## Data:

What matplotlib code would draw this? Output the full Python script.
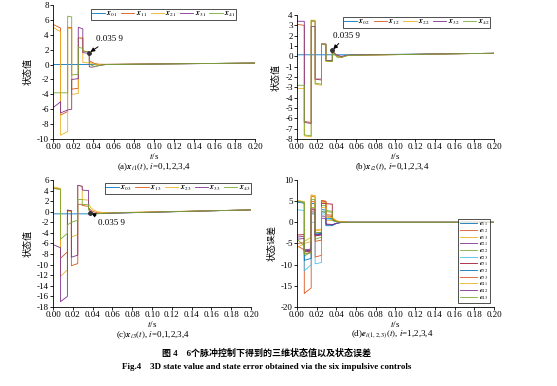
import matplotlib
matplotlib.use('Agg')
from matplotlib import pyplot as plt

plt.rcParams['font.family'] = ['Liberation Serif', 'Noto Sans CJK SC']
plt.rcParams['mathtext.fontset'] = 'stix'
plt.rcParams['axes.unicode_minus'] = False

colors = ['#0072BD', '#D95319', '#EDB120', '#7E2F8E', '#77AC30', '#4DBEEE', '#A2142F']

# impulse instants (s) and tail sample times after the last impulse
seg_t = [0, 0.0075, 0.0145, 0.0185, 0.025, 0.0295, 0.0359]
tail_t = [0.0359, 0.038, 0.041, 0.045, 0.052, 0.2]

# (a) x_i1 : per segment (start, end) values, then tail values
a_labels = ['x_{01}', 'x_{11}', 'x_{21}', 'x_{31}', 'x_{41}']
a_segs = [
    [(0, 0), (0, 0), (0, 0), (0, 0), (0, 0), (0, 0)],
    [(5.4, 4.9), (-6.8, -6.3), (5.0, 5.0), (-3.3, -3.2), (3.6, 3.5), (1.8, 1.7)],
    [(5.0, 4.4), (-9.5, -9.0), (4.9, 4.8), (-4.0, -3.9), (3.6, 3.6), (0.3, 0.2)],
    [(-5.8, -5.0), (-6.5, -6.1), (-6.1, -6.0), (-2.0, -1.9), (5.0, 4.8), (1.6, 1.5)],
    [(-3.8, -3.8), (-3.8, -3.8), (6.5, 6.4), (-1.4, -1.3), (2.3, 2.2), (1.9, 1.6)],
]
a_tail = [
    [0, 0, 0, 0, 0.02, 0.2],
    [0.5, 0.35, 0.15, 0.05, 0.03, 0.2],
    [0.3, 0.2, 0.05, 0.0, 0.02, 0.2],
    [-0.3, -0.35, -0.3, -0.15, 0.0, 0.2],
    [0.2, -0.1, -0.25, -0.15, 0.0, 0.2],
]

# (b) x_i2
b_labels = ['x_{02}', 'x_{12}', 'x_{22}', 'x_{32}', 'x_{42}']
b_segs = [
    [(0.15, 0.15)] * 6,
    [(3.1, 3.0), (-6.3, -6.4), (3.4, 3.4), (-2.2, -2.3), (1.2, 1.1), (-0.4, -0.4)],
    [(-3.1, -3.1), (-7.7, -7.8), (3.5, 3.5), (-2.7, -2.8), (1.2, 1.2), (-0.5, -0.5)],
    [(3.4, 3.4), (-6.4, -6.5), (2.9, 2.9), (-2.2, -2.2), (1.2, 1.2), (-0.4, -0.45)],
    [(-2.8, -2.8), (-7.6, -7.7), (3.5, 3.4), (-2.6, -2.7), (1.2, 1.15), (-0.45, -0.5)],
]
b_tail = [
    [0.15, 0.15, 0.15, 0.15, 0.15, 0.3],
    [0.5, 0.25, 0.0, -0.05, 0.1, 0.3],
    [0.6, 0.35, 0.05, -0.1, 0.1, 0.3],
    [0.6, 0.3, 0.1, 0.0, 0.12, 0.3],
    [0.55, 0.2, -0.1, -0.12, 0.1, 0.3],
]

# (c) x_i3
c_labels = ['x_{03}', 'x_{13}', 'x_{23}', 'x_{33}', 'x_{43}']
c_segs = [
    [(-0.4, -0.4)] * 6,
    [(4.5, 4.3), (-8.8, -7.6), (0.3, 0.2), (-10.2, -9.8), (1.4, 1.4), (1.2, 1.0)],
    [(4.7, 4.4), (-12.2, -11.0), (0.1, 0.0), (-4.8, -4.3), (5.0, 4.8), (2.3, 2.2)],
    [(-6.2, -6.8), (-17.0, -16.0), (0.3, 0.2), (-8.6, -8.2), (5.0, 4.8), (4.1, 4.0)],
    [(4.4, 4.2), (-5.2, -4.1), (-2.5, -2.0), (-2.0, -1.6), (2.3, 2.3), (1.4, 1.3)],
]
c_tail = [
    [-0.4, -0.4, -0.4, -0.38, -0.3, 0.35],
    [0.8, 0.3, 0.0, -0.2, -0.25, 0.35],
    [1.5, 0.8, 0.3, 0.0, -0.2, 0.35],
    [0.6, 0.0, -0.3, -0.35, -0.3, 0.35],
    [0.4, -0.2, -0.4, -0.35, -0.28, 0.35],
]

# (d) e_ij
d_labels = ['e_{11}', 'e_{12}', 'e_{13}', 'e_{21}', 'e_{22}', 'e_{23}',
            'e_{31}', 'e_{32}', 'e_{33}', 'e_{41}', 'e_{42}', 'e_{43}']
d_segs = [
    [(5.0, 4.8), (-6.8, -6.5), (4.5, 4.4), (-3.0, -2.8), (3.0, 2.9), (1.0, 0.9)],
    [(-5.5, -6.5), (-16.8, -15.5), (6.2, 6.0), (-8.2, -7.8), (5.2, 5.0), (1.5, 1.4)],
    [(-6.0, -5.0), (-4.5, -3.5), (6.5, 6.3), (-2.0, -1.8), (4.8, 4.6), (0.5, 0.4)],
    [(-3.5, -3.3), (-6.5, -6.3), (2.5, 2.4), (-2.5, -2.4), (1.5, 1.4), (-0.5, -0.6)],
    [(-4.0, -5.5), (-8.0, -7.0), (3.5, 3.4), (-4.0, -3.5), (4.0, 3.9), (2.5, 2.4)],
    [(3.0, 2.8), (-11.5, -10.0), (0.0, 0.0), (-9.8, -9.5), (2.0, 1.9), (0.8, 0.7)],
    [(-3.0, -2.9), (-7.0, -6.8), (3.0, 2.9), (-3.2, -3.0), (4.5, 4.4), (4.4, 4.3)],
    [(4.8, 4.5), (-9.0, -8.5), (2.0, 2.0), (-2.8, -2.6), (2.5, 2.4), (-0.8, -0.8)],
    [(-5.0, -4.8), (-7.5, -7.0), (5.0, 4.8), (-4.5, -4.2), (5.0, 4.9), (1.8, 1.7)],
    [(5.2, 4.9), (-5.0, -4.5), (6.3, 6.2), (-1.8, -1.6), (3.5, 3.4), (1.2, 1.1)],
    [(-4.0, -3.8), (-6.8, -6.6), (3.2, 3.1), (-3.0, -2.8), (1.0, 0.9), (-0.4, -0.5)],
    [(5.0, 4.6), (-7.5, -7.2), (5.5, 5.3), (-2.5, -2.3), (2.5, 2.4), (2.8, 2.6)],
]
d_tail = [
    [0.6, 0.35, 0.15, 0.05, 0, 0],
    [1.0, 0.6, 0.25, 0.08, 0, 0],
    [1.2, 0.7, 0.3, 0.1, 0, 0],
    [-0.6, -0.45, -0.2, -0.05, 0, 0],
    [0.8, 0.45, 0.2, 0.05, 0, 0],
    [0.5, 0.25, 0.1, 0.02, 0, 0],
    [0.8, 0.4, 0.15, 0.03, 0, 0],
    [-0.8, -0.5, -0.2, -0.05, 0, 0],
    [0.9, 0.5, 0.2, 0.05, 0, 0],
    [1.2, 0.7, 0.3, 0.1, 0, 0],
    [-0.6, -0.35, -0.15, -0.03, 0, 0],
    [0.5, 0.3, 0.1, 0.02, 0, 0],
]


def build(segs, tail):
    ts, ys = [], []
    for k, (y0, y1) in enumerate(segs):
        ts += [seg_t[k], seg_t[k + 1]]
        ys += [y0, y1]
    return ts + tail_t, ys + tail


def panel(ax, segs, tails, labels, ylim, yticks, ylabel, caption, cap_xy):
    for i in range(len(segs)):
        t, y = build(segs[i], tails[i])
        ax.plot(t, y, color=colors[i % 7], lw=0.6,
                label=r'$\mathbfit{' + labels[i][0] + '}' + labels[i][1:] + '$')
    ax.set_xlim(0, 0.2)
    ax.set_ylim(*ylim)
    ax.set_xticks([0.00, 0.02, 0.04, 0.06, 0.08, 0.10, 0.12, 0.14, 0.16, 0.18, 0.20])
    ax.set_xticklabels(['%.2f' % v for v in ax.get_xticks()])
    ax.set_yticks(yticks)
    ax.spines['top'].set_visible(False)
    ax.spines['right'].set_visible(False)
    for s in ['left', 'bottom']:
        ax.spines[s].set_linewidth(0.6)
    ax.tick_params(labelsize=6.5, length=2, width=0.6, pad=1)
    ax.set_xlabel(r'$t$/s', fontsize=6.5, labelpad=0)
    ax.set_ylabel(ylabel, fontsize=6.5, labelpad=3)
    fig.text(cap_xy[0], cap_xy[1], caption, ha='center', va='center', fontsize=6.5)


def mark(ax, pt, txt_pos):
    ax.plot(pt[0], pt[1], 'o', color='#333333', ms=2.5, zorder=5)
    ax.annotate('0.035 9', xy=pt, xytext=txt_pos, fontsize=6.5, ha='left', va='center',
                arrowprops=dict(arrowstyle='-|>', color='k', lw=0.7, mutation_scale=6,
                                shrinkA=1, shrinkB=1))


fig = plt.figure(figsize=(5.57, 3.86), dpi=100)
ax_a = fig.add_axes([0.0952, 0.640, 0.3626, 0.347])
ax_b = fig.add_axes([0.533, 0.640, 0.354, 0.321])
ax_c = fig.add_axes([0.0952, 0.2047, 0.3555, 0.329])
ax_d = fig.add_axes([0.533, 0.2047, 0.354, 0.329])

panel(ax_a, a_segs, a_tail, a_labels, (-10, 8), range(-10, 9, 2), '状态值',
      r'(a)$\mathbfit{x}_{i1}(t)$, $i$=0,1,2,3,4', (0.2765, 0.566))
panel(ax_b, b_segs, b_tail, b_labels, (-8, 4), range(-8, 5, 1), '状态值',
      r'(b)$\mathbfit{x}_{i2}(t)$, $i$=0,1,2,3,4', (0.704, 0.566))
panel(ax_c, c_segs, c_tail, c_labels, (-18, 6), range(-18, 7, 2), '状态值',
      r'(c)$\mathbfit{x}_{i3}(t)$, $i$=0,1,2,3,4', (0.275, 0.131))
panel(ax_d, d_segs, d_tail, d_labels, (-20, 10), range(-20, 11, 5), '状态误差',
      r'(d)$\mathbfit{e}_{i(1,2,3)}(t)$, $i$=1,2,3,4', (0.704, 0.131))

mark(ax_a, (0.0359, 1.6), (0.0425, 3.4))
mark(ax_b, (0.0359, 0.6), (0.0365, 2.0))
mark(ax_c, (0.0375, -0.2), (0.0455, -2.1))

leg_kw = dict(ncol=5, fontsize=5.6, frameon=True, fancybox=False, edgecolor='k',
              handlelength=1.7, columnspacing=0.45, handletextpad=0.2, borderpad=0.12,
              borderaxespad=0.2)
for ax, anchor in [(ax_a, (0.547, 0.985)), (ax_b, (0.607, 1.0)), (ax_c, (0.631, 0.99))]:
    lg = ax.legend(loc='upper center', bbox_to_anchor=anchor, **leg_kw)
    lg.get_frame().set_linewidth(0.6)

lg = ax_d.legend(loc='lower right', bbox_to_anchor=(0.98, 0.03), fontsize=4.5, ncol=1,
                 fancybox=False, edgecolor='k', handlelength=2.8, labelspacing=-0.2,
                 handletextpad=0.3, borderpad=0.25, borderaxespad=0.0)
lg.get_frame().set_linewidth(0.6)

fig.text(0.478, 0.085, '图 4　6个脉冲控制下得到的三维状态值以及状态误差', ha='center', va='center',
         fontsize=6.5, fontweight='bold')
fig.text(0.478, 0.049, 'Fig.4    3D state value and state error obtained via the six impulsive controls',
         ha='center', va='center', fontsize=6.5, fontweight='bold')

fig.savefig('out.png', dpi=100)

## Task brief:
From the first line of the listing above, repeat every line through the one holding "tail_t = [0.0359, 0.038, 0.041, 0.045, 0.052, 0.2]". Both ends count, and pictures stay out.

## Answer to the task:
What matplotlib code would draw this? Output the full Python script.
import matplotlib
matplotlib.use('Agg')
from matplotlib import pyplot as plt

plt.rcParams['font.family'] = ['Liberation Serif', 'Noto Sans CJK SC']
plt.rcParams['mathtext.fontset'] = 'stix'
plt.rcParams['axes.unicode_minus'] = False

colors = ['#0072BD', '#D95319', '#EDB120', '#7E2F8E', '#77AC30', '#4DBEEE', '#A2142F']

# impulse instants (s) and tail sample times after the last impulse
seg_t = [0, 0.0075, 0.0145, 0.0185, 0.025, 0.0295, 0.0359]
tail_t = [0.0359, 0.038, 0.041, 0.045, 0.052, 0.2]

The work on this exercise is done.